Mesibov opte donc pour une organisation plus approfondie du groupe concerné par l’intégration d’un élève autiste : il individualise la préparation de l’enseignant, la préparation des autres enfants, il étudie la taille du groupe, les activités, les règles de comportement : il ne laisse rien au hasard et se donne pour objectif d’assurer des bénéfices de ce travail à chacun des partenaires concernés : enseignants, enfants non handicapés et élève atteint d’autisme. Son principe réside dans le fait que tout le monde doit apprendre quelque chose, soit explicitement, soit implicitement : « Comme il en va de tous les objectifs appropriés, ceux de ce groupe doivent être spécifiques et simples à observer. Ceci est particulièrement important pour les élèves non handicapés, qui ont besoin d’un renforcement positif et d’avoir le sentiment de vraiment réaliser quelque chose. C’est ce sentiment d’aider et d’éduquer les autres enfants qui les fait revenir. Il est tout à fait stimulant d’entendre les enfants non handicapés se vanter dans les couloirs d’avoir appris à un enfant autiste à jouer à saute-mouton sur le terrain de basket ou d’avoir terminer toute une réussite avec un jeu de cartes. »
Les élèves non handicapés accomplissent leur désir d’aider l’autre et renforcent ainsi leur estime de soi. À la division TEACCH, les élèves non handicapés adorent d’ailleurs devenir l’ami que l’enfant porteur d’autisme reconnaît.
Dans cette optique, le travail initial de préparation à l’intégration est crucial. Dans le cadre du programme TEACCH, ce n’est pas une, mais plusieurs journées de travail qui sont dévolues, en début d’année scolaire, à la présentation du handicap aux enseignants et aux enfants non handicapés. Au cours des séances de préparation, l’accent est mis sur une description complète du handicap, et sur les objectifs du mainstreaming ou mainstreaming inversé, pour chaque enfant devant bénéficier de l’intégration.
Le but est aussi de dissiper les éventuelles craintes que pourraient ressentir les enseignants et les élèves qui intègrent.
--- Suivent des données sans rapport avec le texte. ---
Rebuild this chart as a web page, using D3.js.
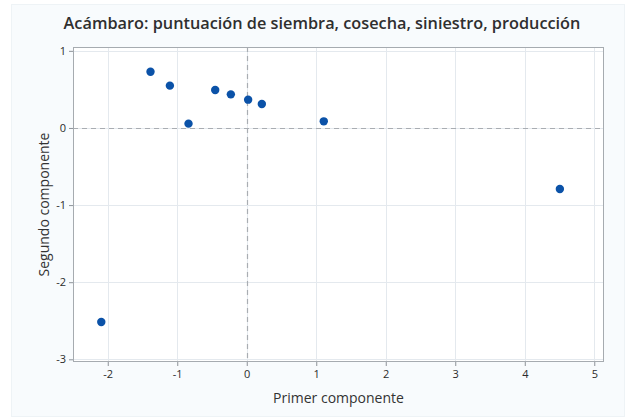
<!DOCTYPE html>
<html>
<head>
<meta charset="utf-8">
<script src="https://cdn.jsdelivr.net/npm/d3@7"></script>
<style>
  html, body { margin: 0; padding: 0; background: #ffffff; }
  svg { display: block; }
</style>
</head>
<body>
<svg id="chart" width="633" height="419"></svg>
<script>
// Component scores for each observation
const primerComponente = [-1.385, -1.106, -0.838, -0.454, -0.229, 0.02, 0.217, 1.108, 4.505, -2.093];
const segundoComponente = [0.73, 0.549, 0.056, 0.493, 0.436, 0.367, 0.311, 0.086, -0.791, -2.516];

const xTicks = [-2, -1, 0, 1, 2, 3, 4, 5];
const yTicks = [1, 0, -1, -2, -3];

const title = "Acámbaro: puntuación de siembra, cosecha, siniestro, producción";
const xTitle = "Primer componente";
const yTitle = "Segundo componente";

const W = 633, H = 419;
const plot = { left: 73, right: 604, top: 47, bottom: 362 };

const svg = d3.select("#chart");
const font = "'Open Sans', 'Noto Sans', sans-serif";

// Outer panel
svg.append("rect")
  .attr("x", 11.5).attr("y", 4.5)
  .attr("width", 613).attr("height", 412)
  .attr("fill", "#f8fbfd")
  .attr("stroke", "#eef3f6");

const x = d3.scaleLinear().domain([-2.5, 5.14]).range([plot.left, plot.right]);
const y = d3.scaleLinear().domain([-3.035, 1.05]).range([plot.bottom, plot.top]);

// Plot area background
svg.append("rect")
  .attr("x", plot.left).attr("y", plot.top)
  .attr("width", plot.right - plot.left).attr("height", plot.bottom - plot.top)
  .attr("fill", "#ffffff");

// Grid lines
const grid = svg.append("g").attr("stroke", "#e4e9ee").attr("stroke-width", 1);
grid.selectAll("line.vx").data(xTicks).join("line")
  .attr("x1", d => Math.round(x(d)) + 0.5).attr("x2", d => Math.round(x(d)) + 0.5)
  .attr("y1", plot.top).attr("y2", plot.bottom);
grid.selectAll("line.hy").data(yTicks).join("line")
  .attr("y1", d => Math.round(y(d)) + 0.5).attr("y2", d => Math.round(y(d)) + 0.5)
  .attr("x1", plot.left).attr("x2", plot.right);

// Reference lines at zero
const ref = svg.append("g").attr("stroke", "#a9adb2").attr("stroke-width", 1.2)
  .attr("stroke-dasharray", "5,4");
ref.append("line")
  .attr("x1", Math.round(x(0)) + 0.5).attr("x2", Math.round(x(0)) + 0.5)
  .attr("y1", plot.top).attr("y2", plot.bottom);
ref.append("line")
  .attr("y1", Math.round(y(0)) + 0.5).attr("y2", Math.round(y(0)) + 0.5)
  .attr("x1", plot.left).attr("x2", plot.right);

// Plot frame
svg.append("rect")
  .attr("x", plot.left + 0.5).attr("y", plot.top + 0.5)
  .attr("width", plot.right - plot.left - 1).attr("height", plot.bottom - plot.top - 1)
  .attr("fill", "none").attr("stroke", "#a6abb0");

// Axes
const xAxis = d3.axisBottom(x).tickValues(xTicks).tickSize(4).tickPadding(4).tickFormat(d => String(d));
const yAxis = d3.axisLeft(y).tickValues(yTicks).tickSize(4).tickPadding(3).tickFormat(d => String(d));

const gx = svg.append("g").attr("transform", `translate(0,${plot.bottom})`).call(xAxis);
const gy = svg.append("g").attr("transform", `translate(${plot.left},0)`).call(yAxis);
[gx, gy].forEach(g => {
  g.select(".domain").remove();
  g.selectAll(".tick line").attr("stroke", "#8e9399");
  g.selectAll(".tick text")
    .attr("fill", "#2b2b2b")
    .style("font-family", font)
    .style("font-size", "11px");
});

// Points
svg.append("g").selectAll("circle")
  .data(primerComponente.map((v, i) => [v, segundoComponente[i]]))
  .join("circle")
  .attr("cx", d => x(d[0]))
  .attr("cy", d => y(d[1]))
  .attr("r", 4.2)
  .attr("fill", "#0b52a8");

// Titles
svg.append("text")
  .attr("x", 322).attr("y", 29)
  .attr("text-anchor", "middle")
  .attr("fill", "#2f2f2f")
  .style("font-family", font)
  .style("font-size", "16.3px")
  .style("font-weight", 600)
  .text(title);

svg.append("text")
  .attr("x", (plot.left + plot.right) / 2).attr("y", 403)
  .attr("text-anchor", "middle")
  .attr("fill", "#333")
  .style("font-family", font)
  .style("font-size", "14px")
  .text(xTitle);

svg.append("text")
  .attr("transform", `translate(49,${(plot.top + plot.bottom) / 2}) rotate(-90)`)
  .attr("text-anchor", "middle")
  .attr("fill", "#333")
  .style("font-family", font)
  .style("font-size", "14px")
  .text(yTitle);
</script>
</body>
</html>
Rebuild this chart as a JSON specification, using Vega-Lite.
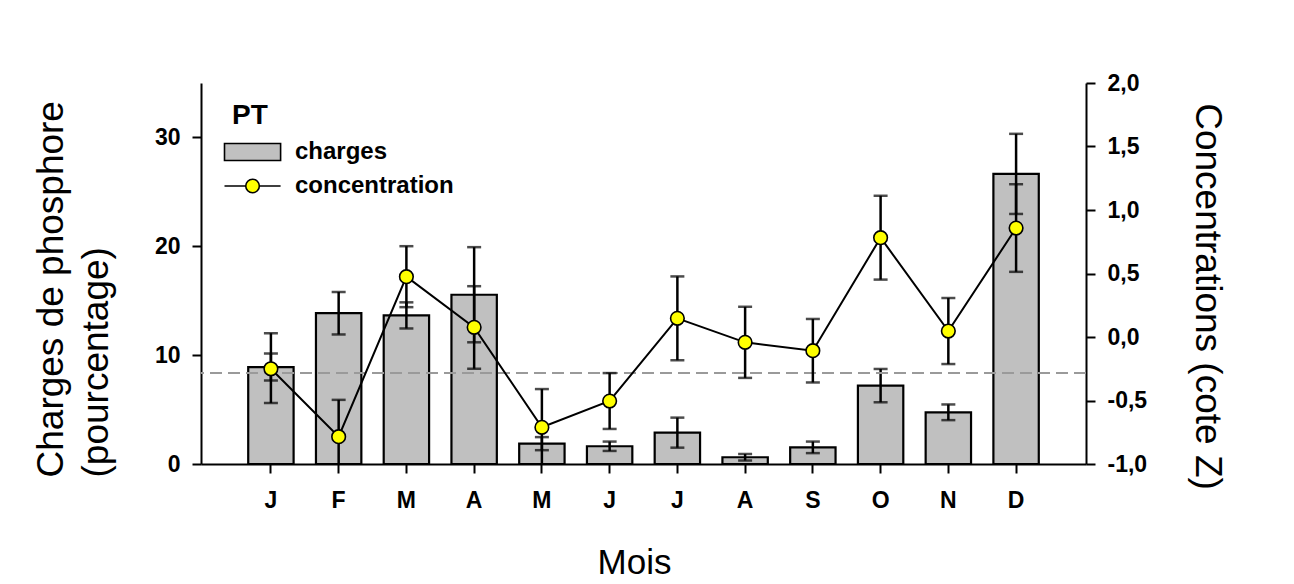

« Au cours de ces réunions, nous espérons développer la compréhension de l’autisme et de la manière dont on peut éduquer les enfants autistes. En décrivant les déficits des enfants autistes, nous insistons principalement sur les déficits de langage, le retrait social, et les comportements inappropriés parce que ce sont ceux que les enfants non handicapés sont le plus susceptibles de rencontrer. Nous essayons de les aider à comprendre les relations entre les déficits et les comportements qu’ils observeront dans l’école ou dans la classe spécialisée. Nous décrivons également l’importance de l’apprentissage de comportements appropriés et la manière dont cela influera sur l’avenir des enfants autistes. Nous insistons sur le rôle que les enfants non handicapés peuvent jouer dans ce processus. Cette discussion initiale est suivie par des séances de milieu et de fin d’année pour parler de ce que les élèves ont observé et répondre à leur question. » (Mesibov).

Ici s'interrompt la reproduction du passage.